▶ _Task prompt_
Find and return each line containing "drawn".
——
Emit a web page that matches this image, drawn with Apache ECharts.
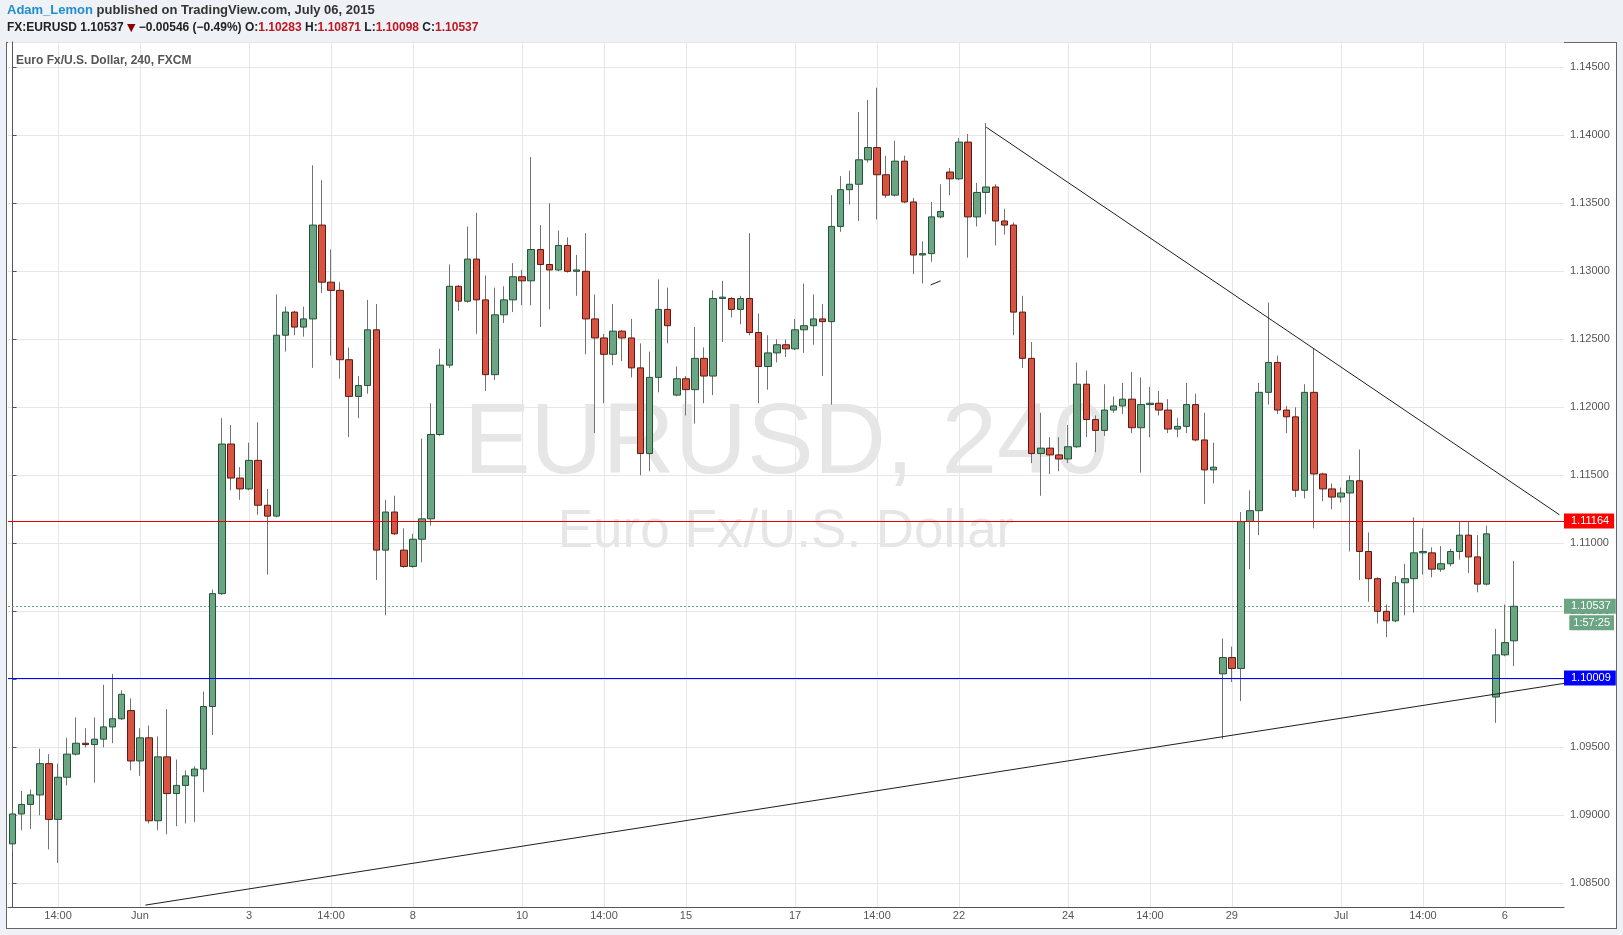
<!DOCTYPE html>
<html><head><meta charset="utf-8">
<script src="https://cdn.jsdelivr.net/npm/echarts@6/dist/echarts.min.js"></script>
<style>
html,body{margin:0;padding:0;background:#eef1f5;width:1623px;height:935px;overflow:hidden;}
#panel{position:absolute;left:6px;top:42px;width:1611px;height:887px;background:#fff;border:1px solid #666;box-sizing:border-box;}
#chart{position:absolute;left:0;top:0;width:1623px;height:935px;}
</style></head><body>
<div id="panel"></div>
<div id="chart"></div>
<script>
// ---- data: EUR/USD 4h candles (FXCM) ----
const opens = [
1.0879,1.0901,1.0908,1.0915,1.0938,1.0897,1.0928,1.0945,1.0953,1.0952,
1.0956,1.0965,1.0971,1.0977,1.0940,1.0957,1.0896,1.0943,1.0916,1.0922,
1.0929,1.0934,1.0980,1.1063,1.1173,1.1148,1.1140,1.1161,1.1128,1.1120,
1.1253,1.1270,1.1259,1.1265,1.1334,1.1292,1.1286,1.1235,1.1208,1.1216,
1.1257,1.1095,1.1123,1.1095,1.1083,1.1103,1.1118,1.1180,1.1231,1.1289,
1.1278,1.1309,1.1279,1.1224,1.1268,1.1279,1.1296,1.1293,1.1316,1.1305,
1.1301,1.1319,1.1300,1.1300,1.1265,1.1251,1.1239,1.1256,1.1251,1.1229,
1.1166,1.1222,1.1272,1.1209,1.1221,1.1213,1.1236,1.1223,1.1280,1.1280,
1.1272,1.1280,1.1255,1.1230,1.1240,1.1246,1.1243,1.1257,1.1260,1.1265,
1.1263,1.1333,1.1360,1.1364,1.1382,1.1391,1.1371,1.1356,1.1381,1.1351,
1.1312,1.1313,1.1340,1.1373,1.1368,1.1395,1.1340,1.1358,1.1362,1.1337,
1.1334,1.1270,1.1236,1.1166,1.1170,1.1165,1.1162,1.1171,1.1217,1.1191,
1.1183,1.1198,1.1201,1.1206,1.1185,1.1202,1.1203,1.1198,1.1184,1.1186,
1.1202,1.1176,1.1154,1.1004,1.1016,1.1008,1.1116,1.1124,1.1211,1.1233,
1.1198,1.1193,1.1139,1.1211,1.1151,1.1140,1.1134,1.1137,1.1146,1.1094,
1.1074,1.1050,1.1043,1.1071,1.1074,1.1093,1.1093,1.1081,1.1085,1.1094,
1.1106,1.1090,1.1070,1.0987,1.1018,1.10283];
const closes = [
1.0901,1.0908,1.0915,1.0938,1.0897,1.0928,1.0945,1.0953,1.0952,1.0956,
1.0965,1.0971,1.0989,1.0940,1.0957,1.0896,1.0943,1.0916,1.0922,1.0929,
1.0934,1.0980,1.1063,1.1173,1.1148,1.1140,1.1161,1.1128,1.1120,1.1253,
1.1270,1.1259,1.1265,1.1334,1.1292,1.1286,1.1235,1.1208,1.1216,1.1257,
1.1095,1.1123,1.1107,1.1083,1.1103,1.1118,1.1180,1.1231,1.1289,1.1278,
1.1309,1.1279,1.1224,1.1268,1.1279,1.1296,1.1293,1.1316,1.1305,1.1301,
1.1319,1.1300,1.1301,1.1265,1.1251,1.1239,1.1256,1.1251,1.1229,1.1166,
1.1222,1.1272,1.1260,1.1221,1.1213,1.1236,1.1223,1.1280,1.1281,1.1272,
1.1280,1.1255,1.1230,1.1240,1.1246,1.1243,1.1257,1.1260,1.1265,1.1263,
1.1333,1.1360,1.1364,1.1382,1.1391,1.1371,1.1356,1.1381,1.1351,1.1312,
1.1313,1.1340,1.1344,1.1368,1.1395,1.1340,1.1358,1.1362,1.1337,1.1334,
1.1270,1.1236,1.1166,1.1170,1.1165,1.1162,1.1171,1.1217,1.1191,1.1183,
1.1198,1.1201,1.1206,1.1185,1.1202,1.1203,1.1198,1.1184,1.1186,1.1202,
1.1176,1.1154,1.1156,1.1016,1.1008,1.1116,1.1124,1.1211,1.1233,1.1198,
1.1193,1.1139,1.1211,1.1151,1.1140,1.1134,1.1137,1.1146,1.1094,1.1074,
1.1050,1.1043,1.1071,1.1074,1.1093,1.1094,1.1081,1.1085,1.1094,1.1106,
1.1090,1.1070,1.1107,1.1018,1.1027,1.10537];
const highs = [
1.0905,1.0918,1.0919,1.0949,1.0945,1.0938,1.0957,1.0972,1.0964,1.0972,
1.0996,1.1004,1.0992,1.0986,1.0964,1.0966,1.0958,1.0978,1.0941,1.0933,
1.0936,1.0991,1.1066,1.1192,1.1187,1.1156,1.1174,1.1189,1.1140,1.1283,
1.1274,1.1271,1.1274,1.1378,1.1367,1.1316,1.1292,1.1244,1.1223,1.1279,
1.1276,1.1132,1.1135,1.1111,1.1107,1.1177,1.1203,1.1243,1.1305,1.1290,
1.1333,1.1343,1.1297,1.1288,1.1289,1.1306,1.1301,1.1384,1.1334,1.1350,
1.1330,1.1325,1.1312,1.1328,1.1283,1.1254,1.1276,1.1257,1.1265,1.1247,
1.1241,1.1294,1.1288,1.1230,1.1223,1.1259,1.1244,1.1286,1.1293,1.1281,
1.1282,1.1328,1.1269,1.1253,1.1250,1.1250,1.1265,1.1291,1.1283,1.1276,
1.1356,1.1370,1.1374,1.1417,1.1426,1.1435,1.1385,1.1396,1.1385,1.1354,
1.1322,1.1351,1.1364,1.1376,1.1398,1.1401,1.1365,1.1409,1.1364,1.1346,
1.1336,1.1282,1.1248,1.1196,1.1178,1.1178,1.1187,1.1233,1.1227,1.1194,
1.1217,1.1208,1.1218,1.1226,1.1222,1.1215,1.1212,1.1206,1.1192,1.1218,
1.1210,1.1196,1.1174,1.1030,1.1024,1.1123,1.1139,1.1218,1.1277,1.1238,
1.1201,1.1200,1.1217,1.1243,1.1152,1.1144,1.1141,1.1150,1.1169,1.1108,
1.1075,1.1055,1.1076,1.1085,1.1119,1.1111,1.1097,1.1098,1.1096,1.1116,
1.1116,1.1106,1.1113,1.1037,1.1055,1.10871];
const lows = [
1.0874,1.0889,1.0890,1.0900,1.0875,1.0865,1.0922,1.0944,1.0950,1.0924,
1.0950,1.0953,1.0970,1.0933,1.0929,1.0894,1.0889,1.0886,1.0892,1.0894,
1.0895,1.0917,1.0959,1.1062,1.1139,1.1132,1.1139,1.1121,1.1077,1.1119,
1.1241,1.1253,1.1252,1.1229,1.1284,1.1238,1.1221,1.1178,1.1192,1.1210,
1.1073,1.1047,1.1106,1.1082,1.1082,1.1086,1.1113,1.1179,1.1229,1.1271,
1.1277,1.1254,1.1212,1.1220,1.1262,1.1270,1.1275,1.1275,1.1259,1.1272,
1.1300,1.1299,1.1282,1.1239,1.1181,1.1203,1.1231,1.1234,1.1222,1.1150,
1.1153,1.1211,1.1247,1.1208,1.1194,1.1188,1.1203,1.1209,1.1248,1.1266,
1.1261,1.1253,1.1203,1.1213,1.1233,1.1237,1.1242,1.1240,1.1246,1.1223,
1.1202,1.1329,1.1349,1.1337,1.1380,1.1338,1.1354,1.1355,1.1350,1.1298,
1.1291,1.1307,1.1339,1.1356,1.1367,1.1310,1.1333,1.1342,1.1319,1.1327,
1.1253,1.1229,1.1159,1.1135,1.1151,1.1153,1.1159,1.1170,1.1178,1.1167,
1.1179,1.1196,1.1195,1.1181,1.1152,1.1178,1.1194,1.1181,1.1178,1.1181,
1.1175,1.1129,1.1144,1.0956,1.0998,1.0984,1.1081,1.1106,1.1202,1.1195,
1.1181,1.1134,1.1133,1.1111,1.1131,1.1125,1.1130,1.1094,1.1073,1.1057,
1.1041,1.1031,1.1042,1.1047,1.1049,1.1077,1.1075,1.1079,1.1083,1.1088,
1.1078,1.1064,1.1069,1.0968,1.1017,1.10098];

// x axis: candle slots (data + empty room on the right) and labelled slots
const slotCount = 171;
const tickIndex  = [5, 14, 26, 35, 44, 56, 65, 74, 86, 95, 104, 116, 125, 134, 146, 155, 164];
const tickLabels = ['14:00','Jun','3','14:00','8','10','14:00','15','17','14:00','22','24','14:00','29','Jul','14:00','6'];

// y axis range
const yMin = 1.08326, yMax = 1.14686;

// horizontal levels
const redLevel = 1.11164;
const blueLevel = 1.10009;
const lastPrice = 1.10537;
const countdown = '1:57:25';

// drawn trend lines: [slot position, price]
const trendDown = [[107.0, 1.1406], [170.0, 1.1121]];
const trendUp   = [[14.6, 1.0834], [170.5, 1.0997]];
const smallSeg  = [[100.9, 1.1290], [102.0, 1.1293]];

// ---- chart ----
const FONT = "'Liberation Sans', Arial, sans-serif";
const categories = Array.from({length: slotCount}, (_, i) => String(i));
const wickData = opens.map((o, i) => [o, closes[i], lows[i], highs[i]]);
const bodyData = opens.map((o, i) => [o, closes[i], Math.min(o, closes[i]), Math.max(o, closes[i])]);

const chart = echarts.init(document.getElementById('chart'));
const lineSeries = (data) => ({
  type: 'line', xAxisIndex: 1, yAxisIndex: 0, data: data, symbol: 'none',
  lineStyle: {color: '#1e1e1e', width: 1}, silent: true, z: 4
});
const levelLabel = (value, bg) => ({
  show: true, position: 'end', distance: 0, formatter: () => value.toFixed(5),
  backgroundColor: bg, color: '#fff', fontSize: 11, padding: [2, 5, 2, 7], fontFamily: FONT
});

chart.setOption({
  animation: false,
  textStyle: {fontFamily: FONT},
  title: [
    {left: 7, top: 4, padding: 0,
     text: '{u|Adam_Lemon}{n| published on TradingView.com, July 06, 2015}',
     textStyle: {rich: {
       u: {color: '#1f8dd0', fontSize: 13, fontFamily: FONT},
       n: {color: '#333', fontSize: 13, fontFamily: FONT}}}},
    {left: 7, top: 22, padding: 0,
     text: '{b|FX:EURUSD} {n|1.10537} {d|▼} {n|−0.00546 (−0.49%)} {b|O:}{r|1.10283} {b|H:}{r|1.10871} {b|L:}{r|1.10098} {b|C:}{r|1.10537}',
     textStyle: {fontSize: 12, rich: {
       b: {color: '#222', fontSize: 12, fontWeight: 'bold', fontFamily: FONT},
       n: {color: '#222', fontSize: 12, fontFamily: FONT},
       d: {color: '#8b0000', fontSize: 11, fontFamily: "'DejaVu Sans', sans-serif"},
       r: {color: '#c0161f', fontSize: 12, fontFamily: FONT}}}},
    {left: 16, top: 55, padding: 0, text: 'Euro Fx/U.S. Dollar, 240, FXCM',
     textStyle: {fontSize: 12, fontWeight: 'bold', color: '#555', fontFamily: FONT}}
  ],
  graphic: [
    {id: 'wm1', type: 'text', silent: true, z: -1, x: 786, y: 445,
     style: {text: 'EURUSD, 240', font: "100px " + FONT, fill: '#e6e6e6', textAlign: 'center', textVerticalAlign: 'middle'}},
    {id: 'wm2', type: 'text', silent: true, z: -1, x: 786, y: 532,
     style: {text: 'Euro Fx/U.S. Dollar', font: "53px " + FONT, fill: '#e6e6e6', textAlign: 'center', textVerticalAlign: 'middle'}}
  ],
  grid: {left: 8, right: 59, top: 42, bottom: 28},
  xAxis: [
    {type: 'category', data: categories, boundaryGap: true,
     axisLine: {show: true, lineStyle: {color: '#555'}},
     axisTick: {show: false}, splitLine: {show: false},
     axisLabel: {
       interval: (i) => tickIndex.indexOf(i) >= 0,
       formatter: (v, i) => tickLabels[tickIndex.indexOf(i)],
       color: '#555', fontSize: 11, margin: 3, fontFamily: FONT}},
    {type: 'value', min: -0.5, max: slotCount - 0.5, show: false}
  ],
  yAxis: {
    type: 'value', position: 'right', min: yMin, max: yMax, splitNumber: 13,
    axisLine: {show: true, lineStyle: {color: '#555'}},
    axisTick: {show: true, length: 4, lineStyle: {color: '#555'}},
    axisLabel: {formatter: (v) => v.toFixed(5), color: '#555', fontSize: 11, margin: 6,
                showMinLabel: false, showMaxLabel: false, fontFamily: FONT},
    splitLine: {show: true, lineStyle: {color: '#e6e6e6'}}
  },
  series: [
    {type: 'line', data: [], silent: true,
     markLine: {z: 1, silent: true, symbol: 'none', animation: false, precision: 0,
       label: {show: false},
       lineStyle: {color: '#e6e6e6', type: 'solid', width: 1},
       data: tickIndex.map(i => ({xAxis: i}))}},
    {type: 'line', data: [], silent: true, clip: false,
     markLine: {z: 1, silent: true, symbol: 'none', animation: false, precision: 5,
       data: [
         {yAxis: lastPrice, lineStyle: {color: '#6ba583', type: [2, 2], width: 1}, label: levelLabel(lastPrice, '#6ba583')}
       ]}},
    {type: 'candlestick', data: wickData, barWidth: 1, silent: true,
     itemStyle: {color: '#737375', color0: '#737375', borderColor: '#737375', borderColor0: '#737375', borderWidth: 1}},
    {type: 'candlestick', data: bodyData, barWidth: 7, silent: true,
     itemStyle: {color: '#6ba583', color0: '#d75442', borderColor: '#225437', borderColor0: '#5b1a13', borderWidth: 1}},
    lineSeries(trendDown),
    lineSeries(trendUp),
    lineSeries(smallSeg),
    {type: 'line', data: [], silent: true, clip: false,
     markLine: {z: 5, silent: true, symbol: 'none', animation: false, precision: 5,
       data: [
         {yAxis: redLevel, lineStyle: {color: '#e00000', type: 'solid', width: 1}, label: levelLabel(redLevel, '#ff0000')},
         {yAxis: blueLevel, lineStyle: {color: '#0000ff', type: 'solid', width: 1}, label: levelLabel(blueLevel, '#0000ff')}
       ]}}
  ]
});

// countdown box just under the last-price label, placed via the y axis scale
const yLast = chart.convertToPixel({yAxisIndex: 0}, lastPrice);
const xRight = chart.convertToPixel({xAxisIndex: 1}, slotCount - 0.5);
chart.setOption({
  graphic: [
    {id: 'countdown', type: 'text', silent: true, z: 10, x: xRight + 50, y: yLast + 16.5,
     style: {text: countdown, fill: '#fff', font: "11px " + FONT, backgroundColor: '#6ba583',
             padding: [2, 4, 2, 4], textAlign: 'right', textVerticalAlign: 'middle'}}
  ]
});
</script>
</body></html>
——
▶ _Written response_
Emit a web page that matches this image, drawn with Apache ECharts.
// drawn trend lines: [slot position, price]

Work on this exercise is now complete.